Grace Ministries, Inc. is well known in and beyond Ohio. The congregation’s leader, the Rev. Ernest Angley, travels and conducts a television ministry, and Grace Cathedral has members and supporters throughout the country and around the world. Worshippers often go to Akron to attend live services.

The dormitory building at issue is used approximately 40 to 50 percent of the weekends during a year to provide lodging. The rest of the time, religious services and related study classes are held there.

In order for the dorm, or any housing used exclusively for public worship, to qualify for the statutory exemption, the building must be used “in a principal, primary, and essential way to facilitate the public worship,” a standard which the Ohio Supreme Court previously established.

THE CHARACTER OF THE DORM'S USE

When the BTA denied Grace Ministries the desired tax exemption, it determined that Grace Ministries failed to satisfy its burden of proof. In presenting its case, Grace Ministries argued, among other things, that the dorm “directly and primarily provides for the proper occupancy, use, and enjoyment of the church for public worship,” comparing it to a church parking lot.

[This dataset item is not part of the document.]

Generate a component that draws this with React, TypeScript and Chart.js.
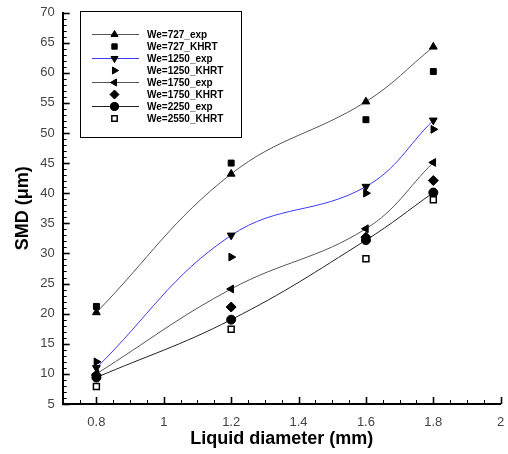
import React, { useEffect, useRef } from 'react';
import { Chart, registerables } from 'chart.js';

Chart.register(...registerables);

// ---- data ----
const DIAMETERS = [0.8, 1.2, 1.6, 1.8];
const WE727_EXP = [20.2, 43.2, 55.2, 64.3];
const WE727_KHRT = [21.2, 45, 52.2, 60.2];
const WE1250_EXP = [11, 33, 41.1, 52.1];
const WE1250_KHRT = [12, 29.4, 40, 50.6];
const WE1750_EXP = [10, 24.1, 34.1, 45.1];
const WE1750_KHRT = [9.8, 21.1, 32.7, 42.1];
const WE2250_EXP = [9.4, 19, 32.2, 40.1];
const WE2550_KHRT = [7.9, 17.4, 29.1, 38.9];

const X_TICKS = [0.8, 1, 1.2, 1.4, 1.6, 1.8, 2];
const Y_TICKS = [5, 10, 15, 20, 25, 30, 35, 40, 45, 50, 55, 60, 65, 70];
const X_MIN = 0.7;
const X_MAX = 2;
const Y_MIN = 5;
const Y_MAX = 70;

const LABELS = [
  'We=727_exp',
  'We=727_KHRT',
  'We=1250_exp',
  'We=1250_KHRT',
  'We=1750_exp',
  'We=1750_KHRT',
  'We=2250_exp',
  'We=2550_KHRT',
];
const X_TITLE = 'Liquid diameter (mm)';
const Y_TITLE = 'SMD (\u03bcm)';

const FONT = '"Liberation Sans", Arial, Helvetica, sans-serif';

type Marker = { style: string; rot: number; r: number; fill: string };

const SERIES: { values: number[]; line: string | null; marker: Marker }[] = [
  { values: WE727_EXP, line: '#555555', marker: { style: 'triangle', rot: 0, r: 4.5, fill: '#000' } },
  { values: WE727_KHRT, line: null, marker: { style: 'rect', rot: 0, r: 4.2, fill: '#000' } },
  { values: WE1250_EXP, line: '#3a3af0', marker: { style: 'triangle', rot: 180, r: 4.5, fill: '#000' } },
  { values: WE1250_KHRT, line: null, marker: { style: 'triangle', rot: 90, r: 4.5, fill: '#000' } },
  { values: WE1750_EXP, line: '#555555', marker: { style: 'triangle', rot: 270, r: 4.5, fill: '#000' } },
  { values: WE1750_KHRT, line: null, marker: { style: 'rectRot', rot: 0, r: 5, fill: '#000' } },
  { values: WE2250_EXP, line: '#222222', marker: { style: 'circle', rot: 0, r: 4.5, fill: '#000' } },
  { values: WE2550_KHRT, line: null, marker: { style: 'rect', rot: 0, r: 4.2, fill: '#fff' } },
];

function drawMarker(ctx: CanvasRenderingContext2D, m: Marker, x: number, y: number) {
  ctx.save();
  ctx.fillStyle = m.fill;
  ctx.strokeStyle = '#000';
  ctx.lineWidth = m.fill === '#fff' ? 1.5 : 1;
  ctx.beginPath();
  const r = m.r;
  if (m.style === 'circle') {
    ctx.arc(x, y, r, 0, Math.PI * 2);
  } else if (m.style === 'rect') {
    const s = r * Math.SQRT1_2;
    ctx.rect(x - s, y - s, 2 * s, 2 * s);
  } else if (m.style === 'rectRot') {
    ctx.moveTo(x, y - r);
    ctx.lineTo(x + r, y);
    ctx.lineTo(x, y + r);
    ctx.lineTo(x - r, y);
    ctx.closePath();
  } else {
    let a = (m.rot * Math.PI) / 180;
    for (let i = 0; i < 3; i++) {
      const px = x + Math.sin(a) * r;
      const py = y - Math.cos(a) * r;
      if (i === 0) ctx.moveTo(px, py);
      else ctx.lineTo(px, py);
      a += (2 * Math.PI) / 3;
    }
    ctx.closePath();
  }
  ctx.fill();
  ctx.stroke();
  ctx.restore();
}

const decorPlugin = {
  id: 'decor',
  afterDraw(chart: any) {
    const ctx: CanvasRenderingContext2D = chart.ctx;
    const xs = chart.scales.x;
    const ys = chart.scales.y;
    const { left, bottom, right, top } = chart.chartArea;
    ctx.save();
    ctx.strokeStyle = '#000';
    // y ticks (inside)
    for (let i = 0; i <= (Y_MAX - Y_MIN); i++) {
      const v = Y_MIN + i;
      const major = Y_TICKS.includes(v);
      const py = Math.round(ys.getPixelForValue(v)) + 0.5;
      ctx.lineWidth = major ? 1.6 : 1;
      ctx.beginPath();
      ctx.moveTo(left, py);
      ctx.lineTo(left + (major ? 7 : 4), py);
      ctx.stroke();
    }
    // x ticks (inside)
    const nx = Math.round((X_MAX - X_MIN) / 0.05);
    for (let i = 0; i <= nx; i++) {
      const v = X_MIN + i * 0.05;
      const major = X_TICKS.some((t) => Math.abs(t - v) < 1e-6);
      const px = Math.round(xs.getPixelForValue(v)) + 0.5;
      ctx.lineWidth = major ? 1.6 : 1;
      ctx.beginPath();
      ctx.moveTo(px, bottom);
      ctx.lineTo(px, bottom - (major ? 7 : 4));
      ctx.stroke();
    }

    // axis titles
    ctx.fillStyle = '#000';
    ctx.font = `bold 18px ${FONT}`;
    ctx.textAlign = 'center';
    ctx.textBaseline = 'middle';
    ctx.fillText(X_TITLE, (left + right) / 2, 439);
    ctx.save();
    ctx.translate(23, (top + bottom) / 2);
    ctx.rotate(-Math.PI / 2);
    ctx.fillText(Y_TITLE, 0, 0);
    ctx.restore();

    // legend
    const bx = 80.5, by = 11.5, bw = 161, bh = 126;
    ctx.fillStyle = '#fff';
    ctx.fillRect(bx, by, bw, bh);
    ctx.lineWidth = 1;
    ctx.strokeStyle = '#000';
    ctx.strokeRect(bx, by, bw, bh);
    ctx.font = `bold 10px ${FONT}`;
    ctx.textAlign = 'left';
    ctx.textBaseline = 'middle';
    SERIES.forEach((s, i) => {
      const y = 34.5 + i * 12;
      if (s.line) {
        ctx.strokeStyle = s.line;
        ctx.lineWidth = 1;
        ctx.beginPath();
        ctx.moveTo(92, y);
        ctx.lineTo(139, y);
        ctx.stroke();
      }
      drawMarker(ctx, { ...s.marker, r: s.marker.r * 0.9 }, 114.5, y);
      ctx.fillStyle = '#000';
      ctx.fillText(LABELS[i], 147, y + 0.5);
    });
    ctx.restore();
  },
};

export default function App() {
  const ref = useRef<HTMLCanvasElement | null>(null);

  useEffect(() => {
    if (!ref.current) return;
    const datasets = SERIES.map((s, i) => ({
      label: LABELS[i],
      data: DIAMETERS.map((d, j) => ({ x: d, y: s.values[j] })),
      showLine: !!s.line,
      borderColor: s.line || '#000',
      borderWidth: 1,
      tension: 0.4,
      fill: false,
      pointStyle: s.marker.style,
      pointRotation: s.marker.rot,
      pointRadius: s.marker.r,
      pointBackgroundColor: s.marker.fill,
      pointBorderColor: '#000',
      pointBorderWidth: s.marker.fill === '#fff' ? 1.5 : 1,
      order: 8 - i,
    }));

    const chart = new Chart(ref.current, {
      type: 'scatter',
      data: { datasets },
      options: {
        animation: false,
        responsive: false,
        devicePixelRatio: 1,
        layout: { padding: { top: 12.5, right: 7.3, left: 0, bottom: 0 } },
        plugins: {
          legend: { display: false },
          tooltip: { enabled: false },
        },
        scales: {
          x: {
            type: 'linear',
            min: X_MIN,
            max: X_MAX,
            afterBuildTicks: (scale: any) => {
              scale.ticks = X_TICKS.map((v) => ({ value: v }));
            },
            afterFit: (scale: any) => {
              scale.height = 50;
              scale.paddingLeft = 0;
              scale.paddingRight = 0;
            },
            grid: { display: false, drawTicks: false },
            border: { display: true, color: '#000', width: 2 },
            ticks: {
              padding: 11,
              color: '#444',
              font: { family: FONT, size: 13 },
              callback: (v: any) => String(Number(v)),
              maxRotation: 0,
              autoSkip: false,
            },
          },
          y: {
            type: 'linear',
            min: Y_MIN,
            max: Y_MAX,
            afterBuildTicks: (scale: any) => {
              scale.ticks = Y_TICKS.map((v) => ({ value: v }));
            },
            afterFit: (scale: any) => {
              scale.width = 62.7;
              scale.paddingTop = 0;
              scale.paddingBottom = 0;
            },
            grid: { display: false, drawTicks: false },
            border: { display: true, color: '#000', width: 2 },
            ticks: {
              padding: 8,
              color: '#444',
              font: { family: FONT, size: 13 },
              callback: (v: any) => String(Number(v)),
              autoSkip: false,
            },
          },
        },
      },
      plugins: [decorPlugin],
    } as any);
    return () => chart.destroy();
  }, []);

  return (
    <div style={{ position: 'fixed', left: 0, top: 0, width: 508, height: 454, background: '#fff' }}>
      <canvas ref={ref} width={508} height={454} style={{ display: 'block', width: 508, height: 454 }} />
    </div>
  );
}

However, the BTA disagreed, largely because the testimony revealed that the dorm was vacant 50 to 60 percent of the time, and that very little public worship occurs on the property. By characterizing the use as “merely supportive of public worship,” it could not trigger the used-exclusively-for-public-worship exemption required by the statute.

THE SUPREME COURT'S RATIONALE

Instead of evaluating the percent of time the dorm was used for worship, as the BTA did, the Supreme Court considered the dorm’s actual use, even if incidental. The Supreme Court ultimately concluded that the dorm facilitates public worship in a principal, primary, and essential way. The Supreme Court reasoned that Grace Ministries’ dorm does so “by affording congregants proximity to attend church services and an opportunity for fellowship following services” in the same way that on-site church parking lots do. The court reasoned that parking lots also “facilitate public worship and are used only at times of worship and which routinely qualify for exemption.”